Ahead of the world public premiere of Shingetsu, a 90-minute drama which will be screened alongside a series of short films as part of the Film Fringe strand of the Hastings Fringe (Friday 9 September, The Sussex Exchange, 7pm, free), Miranda Gavin talks to director Paul Schoolman (Jail Caesar) and actor Alice Krige (Chariots of Fire, Star Trek: First Contact and Jail Caesar) about war, trauma and healing.
Miranda Gavin: Where does the title Shingetsu come from and what does it mean?
Paul Schoolman: My reference to it is through an old Chinese poem:
The enlightened soul
Like the moon
Casts its light on all.
I study the Japanese bamboo flute, the shakuhachi, and one of the pieces is called Shingetsu, based on that poem.

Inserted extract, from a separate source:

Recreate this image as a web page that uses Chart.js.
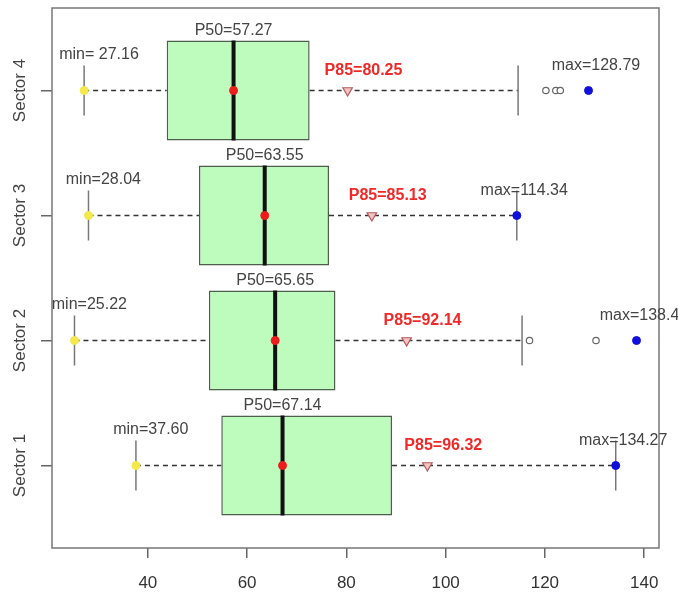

MG: Is it correct that Shingetsu is the second part of a trilogy of films, the first being Jail Caesar, which was shown last year at the first Hastings Fringe? Can you comment on the trilogy of films?

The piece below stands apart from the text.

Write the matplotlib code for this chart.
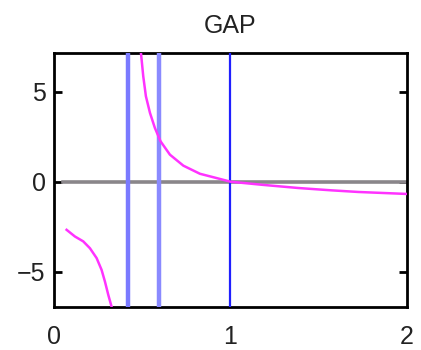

PS: Well yes, I would love it to be the second film in a trilogy but I have found the third part, How To Write A Love Poem, really hard to write. I think I have to leave it alone for a couple of years and then return to it. Fortunately I have two other very dense pieces to work on. The idea was to start with a very masculine or yang piece, Jail Caesar, then move to male meets female in Shingetsu and then onto pure yin or female in How To Write A Love Poem. I think the terms ‘male’ and ‘female’ can be very misleading for yin and yang, the Taoist Master, Arthur Huang uses the terms ‘Initiating’ and ‘Responding’ in his great translation of the Chinese classic the I Ching, and I think this is more correct. Sorry if that all sounds really pretentious!

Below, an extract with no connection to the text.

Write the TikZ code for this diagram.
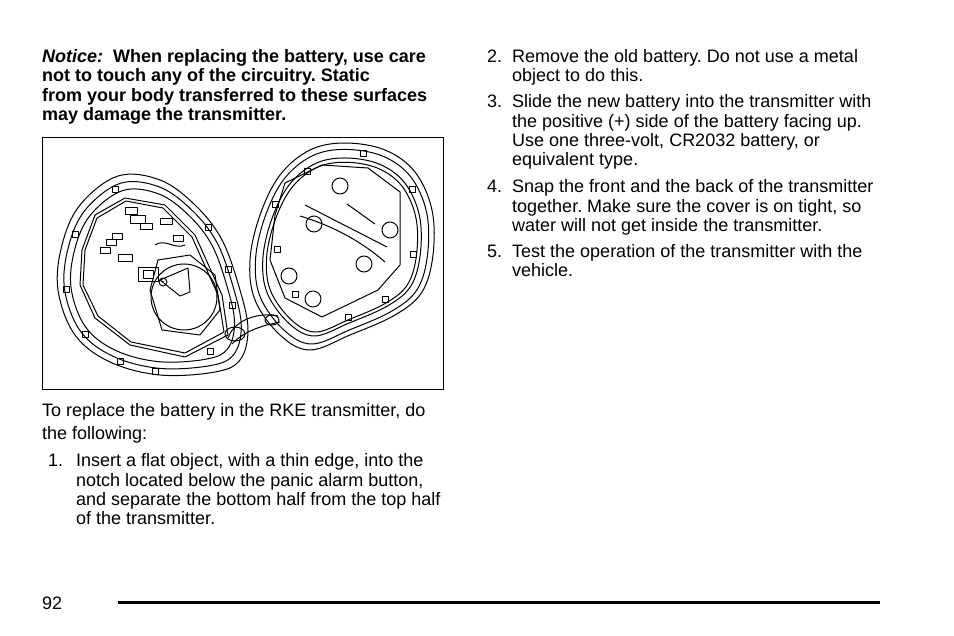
\documentclass[tikz,border=0pt]{standalone}
\usepackage{fontspec}
\setmainfont{Liberation Sans}
\frenchspacing
\begin{document}
\begin{tikzpicture}[x=1pt,y=-1pt,
  txt/.style={anchor=base west,inner sep=0,font=\fontsize{18}{19}\selectfont},
  ln/.style={line width=1pt,line join=round}]
\useasboundingbox (0,0) rectangle (954,636);
% left column
\node[txt] (n1) at (42,63) {\textbf{\textit{Notice:}}\hspace{10pt}\textbf{When replacing the battery, use care}};
\node[txt] (n2) at (42,82) {\textbf{not to touch any of the circuitry. Static}};
\node[txt] (n3) at (42,102) {\textbf{from your body transferred to these surfaces}};
\node[txt] (n4) at (42,121) {\textbf{may damage the transmitter.}};
\node[draw,line width=0.9pt,minimum width=401pt,minimum height=252pt,anchor=north west,inner sep=0] (box) at (42,137) {};
\node[txt] (p1) at (42,417) {To replace the battery in the RKE transmitter, do};
\node[txt] (p2) at (42,440) {the following:};
\node[txt] (s1) at (48,467) {1.};
\node[txt] (s1a) at (76,467) {Insert a flat object, with a thin edge, into the};
\node[txt] (s1b) at (76,486) {notch located below the panic alarm button,};
\node[txt] (s1c) at (76,505) {and separate the bottom half from the top half};
\node[txt] (s1d) at (76,524) {of the transmitter.};
% right column
\node[txt] (s2) at (487,63) {2.};
\node[txt] at (512,63) {Remove the old battery. Do not use a metal};
\node[txt] at (512,82) {object to do this.};
\node[txt] (s3) at (487,108) {3.};
\node[txt] at (512,108) {Slide the new battery into the transmitter with};
\node[txt] at (512,128) {the positive (+) side of the battery facing up.};
\node[txt] at (512,147) {Use one three-volt, CR2032 battery, or};
\node[txt] at (512,166) {equivalent type.};
\node[txt] (s4) at (487,193) {4.};
\node[txt] at (512,193) {Snap the front and the back of the transmitter};
\node[txt] at (512,213) {together. Make sure the cover is on tight, so};
\node[txt] at (512,232) {water will not get inside the transmitter.};
\node[txt] (s5) at (487,258) {5.};
\node[txt] at (512,258) {Test the operation of the transmitter with the};
\node[txt] at (512,277) {vehicle.};
\node[txt] (pg) at (42,609) {92};
\draw[line width=3pt] (118,602) -- (880,602);
% left housing
\def\lefthouse{plot[smooth cycle,tension=0.6] coordinates {(118,176) (160,180) (195,205) (222,240) (240,290) (248,330) (240,360) (215,372) (160,375) (110,362) (75,335) (58,290) (62,245) (80,205)}}
\draw[ln] \lefthouse;
\begin{scope}[shift={(152,280)},scale=0.93,shift={(-152,-280)}] \draw[ln] \lefthouse; \end{scope}
\begin{scope}[shift={(152,280)},scale=0.86,shift={(-152,-280)}] \draw[ln] \lefthouse; \end{scope}
\draw[ln] (82,250) -- (95,215) -- (125,198) -- (165,205) -- (195,235) -- (222,295) -- (228,335) -- (185,357) -- (130,345) -- (95,318) -- (80,285) -- cycle;
\draw[ln] (85,250) -- (97,218) -- (126,201) -- (163,208) -- (192,237) -- (218,295) -- (224,332) -- (185,353) -- (131,342) -- (98,316) -- (83,285) -- cycle;
\foreach \p in {(115,190),(75,235),(66,290),(85,335),(120,362),(155,372),(210,352),(232,306),(228,270),(208,228)}
  \draw[ln] \p ++(-3,-3) rectangle ++(6,6);
% battery
\draw[ln] (184,297) circle (33);
\draw[ln] (150,290) -- (158,260) -- (190,255) -- (215,275) -- (220,310) -- (200,335) -- (162,330) -- cycle;
\draw[ln] (160,280) -- (188,268) -- (190,292) -- (180,296) -- cycle;
\draw[ln] (163,282) circle (4);
\node[font=\tiny] at (163,282) {+};
\draw[ln] (138,282) rectangle (158,268);
\draw[ln] (143,279) rectangle (153,271);
% circuit parts
\draw[ln] (118,262) rectangle (132,255);
\draw[ln] (100,254) rectangle (110,248);
\draw[ln] (106,246) rectangle (116,240);
\draw[ln] (112,240) rectangle (122,234);
\draw[ln] (125,215) rectangle (137,208);
\draw[ln] (130,224) rectangle (145,216);
\draw[ln] (140,230) rectangle (152,224);
\draw[ln] (160,225) rectangle (172,219);
\draw[ln] (173,242) rectangle (183,236);
\draw[ln] (155,245) .. controls (165,238) and (175,250) .. (185,245);
% right housing
\def\righthouse{plot[smooth cycle,tension=0.6] coordinates {(345,143) (385,150) (415,172) (432,210) (433,255) (422,292) (395,315) (350,335) (310,350) (280,335) (255,300) (250,260) (260,215) (280,175) (310,150)}}
\draw[ln] \righthouse;
\begin{scope}[shift={(342,250)},scale=0.94,shift={(-342,-250)}] \draw[ln] \righthouse; \end{scope}
\begin{scope}[shift={(342,250)},scale=0.86,shift={(-342,-250)}] \draw[ln] \righthouse; \end{scope}
\begin{scope}[shift={(342,250)},scale=0.82,shift={(-342,-250)}] \draw[ln] \righthouse; \end{scope}
\draw[ln] (285,183) -- (322,165) -- (368,168) -- (400,192) -- (400,265) -- (378,290) -- (322,317) -- (285,298) -- (270,260) -- (275,215) -- cycle;
\foreach \p in {(363,154),(307,172),(412,190),(413,255),(385,300),(348,318),(295,295),(277,250),(275,205)}
  \draw[ln] \p ++(-3,-3) rectangle ++(6,6);
\foreach \c in {(340,186),(314,224),(390,230),(364,264),(289,276),(313,299)}
  \draw[ln] \c circle (8);
\draw[ln] (305,205) -- (387,247);
\draw[ln] (300,216) .. controls (330,225) and (360,240) .. (385,262);
\draw[ln] (347,204) -- (375,224);
% key ring
\draw[ln] (235,334) ellipse (10 and 7);
\draw[ln] (272,320) ellipse (7 and 5);
\draw[ln] (228,338) .. controls (235,318) and (262,312) .. (278,316);
\draw[ln] (232,344) .. controls (245,330) and (265,325) .. (280,322);
\end{tikzpicture}
\end{document}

MG: Where is Shingetsu set?
Alice Krige: Just outside LA in California, specifically the canyons. Shingetsu opens in an area of the Santa Monica mountains that are sacred to the Chumash Indians and continues in a canyon set within a swathe of magnificent federal parkland overlooking, and within earshot, of the Pacific
MG: You (Paul) directed and shot the film, were there any particular challenges that you had to work with?
PS: Well, we shot it outside our house when we were living in California. The land was incredibly hilly so most of the time I seemed to be standing at 45 degrees! Apart from that the shoot was really very fluid and highly enjoyable.
MG: The film is a two-hander with you (Alice) playing the Woman and Gunter Singer playing the Man. How, and why, did you come to cast Gunter and is he a professional actor?
PS: I don’t really know what a professional actor is anymore! Gunter was introduced to me by an English friend in LA. Tim, who had been a Green Jacket. I felt he was testing me because he knew I had worked with very violent men in prisons and he wanted to see how I would cope without guards around me. The irony was that Gunter, far from being violent, was one of the most sensitive people I have ever met. Enormously powerful but extraordinarily sensitive. His behaviour was about 200% professional and he was superb to work with.
MG: Who wrote the script and was any of it developed through improvisation?
PS: We, all three of us (Alice, Gunter and me), wrote it. Alice and Gunter wrote their own parts and I wrote the bridging stuff. There was very little improvisation but masses of research. Alice researched the whole triage-war aspect and Gunter had a lifetime of experience in all aspects of his character, as a K1 fighter, a mercenary, and an elite Austrian High Alps Ski Commando. Although he wasn’t involved in the Balkans, he certainly knew many soldiers and mercenaries who were and saw action in many other places. I screened the film for close soldier friends — Special Boat Service, Grenadiers, etc. They all vouched for the veracity of the piece.
AK: Paul is very modest about his contribution. The story and its structure was his idea and he suggested Gunter and I each write/create our characters and he wove what we created into the whole.
MG: The concept of Yin and Yang is central to your work and that of duality, especially in terms of seemingly opposing forces that are actually interconnected. How is the idea of bright and dark, of female and male, realised in the film?
PS: The Healer and The Fighter.MG: What do you both consider to be the main themes?
PS: Senseless brutality and the reality of healing.
AK: An exploration of the devastating damage caused by war in the lives of two individuals and, most importantly, the possibility of healing and redemption.
MG: Did you self-finance the film?
PS: I’m not sure I can look at it in those terms. We had bought the equipment for Caesar and were waiting to set off to South Africa with it. I come from a theatrical background and the most natural thing is simply to ‘do it’! Neither Alice nor I like the whole hawking around thing. We were offered the money for Caesar but the strings that would have come with it made the idea of working ‘under somebody’ untenable. We set out to do our own work in our own way. And that’s what we did.
AK: As Paul says, we had the equipment and this was a story we all wanted to tell, so we did it on a co-operative and profit-share basis.